Stepped on for more than 2,300 years, concrete rarely gets the respect it deserves. Perhaps the most ubiquitous building material, concrete strengthens our homes, schools, office buildings, and hospitals. Its manufacture is also among the most energy-consuming and polluting industrial processes. Analysts expect greenhouse gas emissions from global concrete production to become a larger contributor to climate change than the European Union in the next 20 years.
Concrete - a mixture of cement, sand, and water, heated in a kiln - became commonplace during the Roman Empire. Although visionary architect Vitruvius wrote that the sand should be free of any earthy impurities, Roman cement itself was sometimes mixed with fat, milk, and ox blood to increase its adhesive properties.
The spread of concrete ever since reflects global distributions of wealth and prosperity. Cement production boomed during recent decades, from 594 million tons in 1970 to 2.3 billion tons in 2005. As the growth of leading producers China and India continues, global cement production may reach 5 billion tons in 2030, the conservation group WWF estimates.
Modern concrete's main ingredient, cement, is most commonly produced using a method invented by Englishman Joseph Aspdin in 1824. His Portland cement (named after the limestone used in St. Paul's Cathedral and Buckingham Palace) mixes a powder of alumina, silica, lime, iron oxide, and magnesium oxide, which is then heated at temperatures up to 1,450 degrees Celsius.
Heating and grinding the cement materials consumes an average of 4-5 gigajoules of energy per cement ton. The industry as a whole uses at least 8 billion gigajoules each year. Cement production-through cement plants' fossil-based energy consumption, the CO2 burned off when limestone is heated, associated vehicle use, and other factors-accounts for about 6 percent of global anthropogenic greenhouse gas emissions, according to a recent WWF report.
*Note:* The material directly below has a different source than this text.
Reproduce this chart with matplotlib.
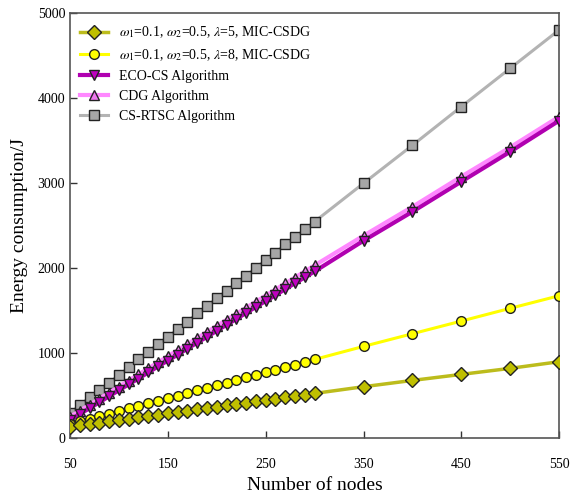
import numpy as np
import matplotlib
matplotlib.use("Agg")
import matplotlib.pyplot as plt

plt.rcParams['font.family'] = ['Liberation Serif', 'DejaVu Serif']
plt.rcParams['mathtext.fontset'] = 'stix'

# number of nodes
nodes = list(range(50, 301, 10)) + [350, 400, 450, 500, 550]

# energy consumption (J)
mic_l5 = [133, 149, 164, 180, 196, 211, 227, 243, 258, 274, 290, 305, 321, 337, 352, 368,
          384, 400, 415, 431, 447, 462, 478, 494, 509, 525, 604, 678, 749, 820, 898]
mic_l8 = [165, 196, 226, 257, 287, 318, 348, 378, 409, 439, 470, 500, 530, 561, 591, 622,
          652, 682, 713, 743, 774, 804, 834, 865, 895, 925, 1078, 1227, 1376, 1526, 1674]
eco_cs = [212, 282, 352, 420, 492, 562, 632, 700, 772, 842, 912, 980, 1052, 1122, 1190, 1262,
          1332, 1400, 1472, 1542, 1612, 1680, 1752, 1822, 1890, 1960, 2321, 2662, 3016, 3368, 3733]
cdg = [250, 320, 392, 462, 535, 605, 677, 748, 820, 890, 962, 1033, 1105, 1176, 1247, 1318,
       1390, 1460, 1532, 1604, 1675, 1746, 1818, 1888, 1960, 2030, 2380, 2720, 3075, 3420, 3780]
cs_rtsc = [290, 388, 479, 565, 651, 741, 831, 925, 1016, 1106, 1192, 1278, 1369, 1467, 1553, 1643,
           1733, 1820, 1910, 2004, 2094, 2180, 2278, 2361, 2455, 2545, 2996, 3443, 3898, 4349, 4800]

x_ticks = [50, 150, 250, 350, 450, 550]
y_ticks = [0, 1000, 2000, 3000, 4000, 5000]

fig = plt.figure(figsize=(5.81, 4.95), dpi=100)
ax = fig.add_axes([0.1205, 0.115, 0.842, 0.859])

# draw order: background lines first
l_rtsc, = ax.plot(nodes, cs_rtsc, color='#b3b3b3', lw=2.2, marker='s', ms=7,
                  mfc='#a6a6a6', mec='#222222', mew=1, zorder=2)
l_cdg, = ax.plot(nodes, cdg, color='#ff88ff', lw=3, marker='^', ms=7,
                 mfc='#ee77ee', mec='#222222', mew=1, zorder=3)
l_eco, = ax.plot(nodes, eco_cs, color='#b000b0', lw=3, marker='v', ms=7,
                 mfc='#c000c0', mec='#222222', mew=1, zorder=3)
l_l8, = ax.plot(nodes, mic_l8, color='#ffff00', lw=2.2, marker='o', ms=7,
                mfc='#ffff00', mec='#222222', mew=1, zorder=4)
l_l5, = ax.plot(nodes, mic_l5, color='#bcbc1c', lw=2.5, marker='D', ms=7,
                mfc='#bfbf00', mec='#222222', mew=1, zorder=4)

ax.legend([l_l5, l_l8, l_eco, l_cdg, l_rtsc],
          [r'$\omega_1$=0.1, $\omega_2$=0.5, $\lambda$=5, MIC-CSDG',
           r'$\omega_1$=0.1, $\omega_2$=0.5, $\lambda$=8, MIC-CSDG',
           'ECO-CS Algorithm', 'CDG Algorithm', 'CS-RTSC Algorithm'],
          loc='upper left', frameon=False, fontsize=10,
          bbox_to_anchor=(0.0, 0.995), borderaxespad=0.3)

ax.set_xlim(50, 550)
ax.set_ylim(0, 5000)
ax.set_xticks(x_ticks)
ax.set_yticks(y_ticks)
ax.tick_params(direction='in', length=5, width=1, labelsize=10, color='#333333')
ax.tick_params(axis='x', pad=14)
for s in ax.spines.values():
    s.set_color('#555555')
    s.set_linewidth(1.2)

ax.set_xlabel('Number of nodes', fontsize=14, labelpad=5)
ax.set_ylabel('Energy consumption/J', fontsize=14, labelpad=7)

fig.savefig('out.png', dpi=100)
In addition to its contribution to climate change, concrete production generates substantial amounts of waste. In China, it is responsible for more than 40 percent of industrial dust emissions. The dust can be recycled into the production process, but the U.S. Environmental Protection Agency warns that the highly acidic substance could pose "toxicological problems, human tissue burns...corrosion in pipes, and objectionable taste in drinking water" if released into the air or water.
Doing It Better
The cement industry's interest in reducing energy costs has led many countries to replace small-scale cement plants with larger, more efficient models. The most efficient kiln models accounted for about 6 percent of China's cement output in 1995, but these are expected to provide 80 percent of Chinese cement next year.
Yet state-of-the-art kilns still consume about 3 giga?joules of energy per cement ton. Renewable energy sources, such as sustainable biomass, could provide more than the current 5 percent of kiln fuel in most developing countries, or kilns may be updated with carbon capture and seques?tration technology. But even if that technology becomes affordable, the International Energy Agency still expects the cement industry to account for 9 percent of global carbon dioxide emissions in 2050.
Alternatives emerged this past year that may redefine the future of concrete. Competing U.S. and British inventors claim they have developed cement production methods that generate zero greenhouse gas emissions and capture emissions released as the cement hardens. If true, their discoveries could become the pillars of a sustainable future.